Sonoma County Wine Guide: Beyond Napa's Neighbor
Reviewed by Sommy, your AI wine coach.
Updated Jun 17, 2026

Contents (12)
- What Is Sonoma Wine?
- The Sonoma Wine Guide to a County of Many Climates
- Fog: The Engine Behind Sonoma's Best Wines
- Russian River Valley and Sonoma Coast: Cool-Climate Pinot and Chardonnay
- Dry Creek Valley and Rockpile: Old-Vine Zinfandel Country
- Alexander Valley and Knights Valley: Sonoma's Cabernet Heartland
- How Sonoma's AVAs Fit Together
- Sonoma vs Napa: Why the Comparison Misses the Point
- What Makes Sonoma Distinctive
- How a Beginner Should Start with Sonoma
- Sonoma Among the Great Cool-Climate Regions
- The Reward of Learning Sonoma
TL;DR
Sonoma County is California's most diverse wine region, far larger and cooler than neighbouring Napa. Coastal fog feeds elegant Pinot Noir and Chardonnay in the Russian River Valley and Sonoma Coast, while inland warmth ripens old-vine Zinfandel and Alexander Valley Cabernet. This Sonoma wine guide shows beginners where to start.
What Is Sonoma Wine?
This Sonoma wine guide begins by clearing up the region's biggest misconception: Sonoma is not simply Napa's quieter neighbour. Sonoma County is California's most diverse wine region — larger, cooler, and far more varied than the famous valley one ridge to the east. Where Napa built its reputation on a single grape in a single warm valley, Sonoma spans dozens of microclimates, from fog-soaked coastline to sun-baked inland ridges. That range is the whole story. Cool coastal districts like the Russian River Valley and Sonoma Coast make elegant Pinot Noir and Chardonnay, while warmer inland valleys ripen old-vine Zinfandel and structured Cabernet Sauvignon. Learn how fog divides the county, and Sonoma stops being confusing and starts making sense.
The Sonoma Wine Guide to a County of Many Climates
Sonoma County sits on the Pacific coast of Northern California, north of San Francisco and west of the Napa Valley, separated from it by the Mayacamas Mountains. It is roughly twice the size of Napa, and that scale matters because it holds a wider span of climates than almost any other wine county in the world. The single most important force shaping those climates is the Pacific Ocean and the cold fog it sends inland each night. Where fog reaches, the air stays cool and grapes ripen slowly, favouring Pinot Noir and Chardonnay. Where the hills block the fog, summer heat builds and bold grapes thrive — Zinfandel in Dry Creek and Rockpile, Cabernet Sauvignon in Alexander Valley. This climatic split is what makes a Sonoma wine guide different from a guide to any single-grape region: you are really learning several regions stacked into one county.
Fog: The Engine Behind Sonoma's Best Wines
To understand Sonoma, start with the weather rather than the grapes. The Pacific produces a band of cold fog that rolls inland overnight through gaps in the coastal hills — most famously the Petaluma Gap, a low corridor that funnels marine air deep into the southern county. The fog blankets the vines until late morning, then burns off under the afternoon sun.
This daily rhythm is the secret to elegance. Cool nights and foggy mornings slow the grapes' ripening, which preserves natural acidity (the tart, mouth-watering freshness that gives wine its lift) while sugars build gradually. The result is wine with ripe California fruit but the bright, lively backbone of a much cooler climate.
The grapes that love this most are Pinot Noir and Chardonnay, both naturally suited to cool conditions. It is no accident that Sonoma's most celebrated cool-climate wines come from exactly the places the fog reaches first and lingers longest.

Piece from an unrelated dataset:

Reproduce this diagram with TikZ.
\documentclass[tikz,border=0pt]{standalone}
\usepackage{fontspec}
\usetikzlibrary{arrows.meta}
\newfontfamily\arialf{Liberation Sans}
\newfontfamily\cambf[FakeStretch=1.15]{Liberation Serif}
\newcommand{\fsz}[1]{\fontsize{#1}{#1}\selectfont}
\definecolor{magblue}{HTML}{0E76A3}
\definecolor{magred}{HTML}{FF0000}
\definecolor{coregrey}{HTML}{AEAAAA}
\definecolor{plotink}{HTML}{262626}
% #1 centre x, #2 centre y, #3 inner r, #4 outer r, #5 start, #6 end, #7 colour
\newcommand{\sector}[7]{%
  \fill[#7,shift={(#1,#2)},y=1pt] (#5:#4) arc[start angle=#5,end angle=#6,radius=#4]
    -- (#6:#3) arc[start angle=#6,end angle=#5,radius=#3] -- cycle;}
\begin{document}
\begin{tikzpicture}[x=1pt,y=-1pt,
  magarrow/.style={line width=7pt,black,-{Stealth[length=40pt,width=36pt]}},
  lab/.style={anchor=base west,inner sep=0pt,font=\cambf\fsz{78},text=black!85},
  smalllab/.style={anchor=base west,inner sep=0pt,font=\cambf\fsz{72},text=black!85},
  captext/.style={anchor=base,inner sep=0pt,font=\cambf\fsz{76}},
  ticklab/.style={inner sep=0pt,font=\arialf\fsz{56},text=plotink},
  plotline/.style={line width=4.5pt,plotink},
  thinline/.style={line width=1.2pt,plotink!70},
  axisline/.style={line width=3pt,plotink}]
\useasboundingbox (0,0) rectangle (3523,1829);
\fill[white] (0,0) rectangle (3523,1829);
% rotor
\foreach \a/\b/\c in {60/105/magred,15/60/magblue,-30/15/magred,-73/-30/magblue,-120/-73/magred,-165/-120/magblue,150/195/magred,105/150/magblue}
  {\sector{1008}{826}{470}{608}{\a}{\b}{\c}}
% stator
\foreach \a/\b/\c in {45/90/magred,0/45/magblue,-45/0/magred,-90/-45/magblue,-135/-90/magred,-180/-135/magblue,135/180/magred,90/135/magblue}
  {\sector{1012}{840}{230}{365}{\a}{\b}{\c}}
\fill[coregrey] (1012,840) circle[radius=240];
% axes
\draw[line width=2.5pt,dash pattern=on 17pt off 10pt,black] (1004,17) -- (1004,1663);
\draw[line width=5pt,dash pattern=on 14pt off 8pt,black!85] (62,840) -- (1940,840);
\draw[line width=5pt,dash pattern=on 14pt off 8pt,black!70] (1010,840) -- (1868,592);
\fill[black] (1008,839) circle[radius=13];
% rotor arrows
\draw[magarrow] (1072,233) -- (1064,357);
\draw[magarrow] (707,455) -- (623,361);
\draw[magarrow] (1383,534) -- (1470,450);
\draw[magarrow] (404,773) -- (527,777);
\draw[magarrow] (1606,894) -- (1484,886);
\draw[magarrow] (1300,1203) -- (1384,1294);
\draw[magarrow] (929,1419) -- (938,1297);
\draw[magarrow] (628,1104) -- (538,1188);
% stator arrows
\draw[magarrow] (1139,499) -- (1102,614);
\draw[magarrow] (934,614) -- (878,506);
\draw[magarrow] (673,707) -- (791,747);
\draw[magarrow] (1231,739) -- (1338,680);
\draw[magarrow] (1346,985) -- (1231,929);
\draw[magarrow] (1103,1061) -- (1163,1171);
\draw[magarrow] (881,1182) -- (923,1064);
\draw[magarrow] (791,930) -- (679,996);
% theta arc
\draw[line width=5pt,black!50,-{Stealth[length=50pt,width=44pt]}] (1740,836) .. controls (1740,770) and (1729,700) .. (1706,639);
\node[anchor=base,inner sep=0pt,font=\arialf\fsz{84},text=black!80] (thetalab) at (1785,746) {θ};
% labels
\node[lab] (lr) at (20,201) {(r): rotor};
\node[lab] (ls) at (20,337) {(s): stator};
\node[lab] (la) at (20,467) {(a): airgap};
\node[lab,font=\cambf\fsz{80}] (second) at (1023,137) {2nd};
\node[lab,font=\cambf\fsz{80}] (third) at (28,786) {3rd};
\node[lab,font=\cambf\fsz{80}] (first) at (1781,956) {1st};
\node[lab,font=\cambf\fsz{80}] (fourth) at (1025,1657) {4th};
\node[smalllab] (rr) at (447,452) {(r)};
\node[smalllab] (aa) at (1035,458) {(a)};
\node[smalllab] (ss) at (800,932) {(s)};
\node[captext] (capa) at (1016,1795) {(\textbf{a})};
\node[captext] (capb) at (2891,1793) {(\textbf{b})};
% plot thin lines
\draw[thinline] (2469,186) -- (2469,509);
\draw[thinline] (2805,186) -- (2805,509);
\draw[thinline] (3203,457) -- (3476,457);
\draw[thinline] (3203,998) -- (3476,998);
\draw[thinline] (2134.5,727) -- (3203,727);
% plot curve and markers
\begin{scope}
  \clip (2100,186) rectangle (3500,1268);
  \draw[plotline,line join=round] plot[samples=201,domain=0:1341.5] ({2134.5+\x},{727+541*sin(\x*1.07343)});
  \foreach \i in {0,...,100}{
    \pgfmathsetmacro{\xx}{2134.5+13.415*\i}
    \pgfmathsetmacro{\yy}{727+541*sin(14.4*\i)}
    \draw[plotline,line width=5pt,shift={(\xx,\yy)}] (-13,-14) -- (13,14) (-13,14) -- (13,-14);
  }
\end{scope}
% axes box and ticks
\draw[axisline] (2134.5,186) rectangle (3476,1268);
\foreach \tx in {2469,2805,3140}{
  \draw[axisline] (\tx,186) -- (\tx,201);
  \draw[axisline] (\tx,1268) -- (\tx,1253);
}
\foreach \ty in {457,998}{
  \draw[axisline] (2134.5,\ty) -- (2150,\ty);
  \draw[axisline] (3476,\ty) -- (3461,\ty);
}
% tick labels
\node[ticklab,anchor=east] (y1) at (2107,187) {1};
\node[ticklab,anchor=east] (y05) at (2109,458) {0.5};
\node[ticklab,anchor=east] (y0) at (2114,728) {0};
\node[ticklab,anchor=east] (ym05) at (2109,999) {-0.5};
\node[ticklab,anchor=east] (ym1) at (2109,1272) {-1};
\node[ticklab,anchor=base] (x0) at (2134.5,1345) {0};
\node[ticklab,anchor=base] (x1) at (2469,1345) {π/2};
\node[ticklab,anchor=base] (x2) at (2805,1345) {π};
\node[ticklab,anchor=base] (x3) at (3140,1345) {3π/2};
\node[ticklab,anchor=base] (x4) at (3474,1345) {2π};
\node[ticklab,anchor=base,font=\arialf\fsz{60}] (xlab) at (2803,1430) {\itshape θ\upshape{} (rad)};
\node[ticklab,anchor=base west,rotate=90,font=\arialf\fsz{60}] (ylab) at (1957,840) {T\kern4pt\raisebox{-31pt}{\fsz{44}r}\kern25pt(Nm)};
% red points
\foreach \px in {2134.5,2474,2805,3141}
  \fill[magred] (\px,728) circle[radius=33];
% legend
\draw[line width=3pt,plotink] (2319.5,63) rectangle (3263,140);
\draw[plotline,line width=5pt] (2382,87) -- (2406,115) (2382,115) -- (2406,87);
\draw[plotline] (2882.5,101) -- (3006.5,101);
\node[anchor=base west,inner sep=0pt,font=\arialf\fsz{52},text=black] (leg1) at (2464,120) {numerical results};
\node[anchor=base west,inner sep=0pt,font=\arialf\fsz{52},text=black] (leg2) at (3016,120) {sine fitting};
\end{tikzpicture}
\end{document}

Russian River Valley and Sonoma Coast: Cool-Climate Pinot and Chardonnay
The two AVAs that built Sonoma's modern fame both live in the fog's path. They are the place to start if you want to understand why cool-climate California can rival the great regions of the world.
- Russian River Valley: The county's flagship cool-climate zone, named for the river that carves a path to the sea and pulls fog inland nearly every summer night. Its Pinot Noir is perfumed and savory — red cherry, cranberry, baking spice, and a forest-floor earthiness — with bright acidity and silky tannins (the grippy, drying sensation that gives red wine structure). Its Chardonnay balances ripe apple and citrus with a creamy texture from oak and malolactic fermentation (a secondary fermentation that softens sharp acidity into a rounder feel).
- Sonoma Coast: A vast, cooler AVA hugging the Pacific, where fog and wind keep things even crisper. The best sites sit on high ridges that poke above the fog line. Pinot Noir here leans taut and red-fruited; Chardonnay turns leaner and more mineral. This is Sonoma at its most restrained and age-worthy.
- Green Valley of Russian River Valley: A small, especially foggy pocket within the larger valley, prized for taut, high-acid Pinot Noir and Chardonnay and for sparkling-wine base grapes.
If you want the full picture of these two grapes beyond Sonoma, our Pinot Noir guide and our Chardonnay wine guide cover how they behave around the world. Sonoma's versions sit right between Old World restraint and New World ripeness — a useful midpoint for any learner.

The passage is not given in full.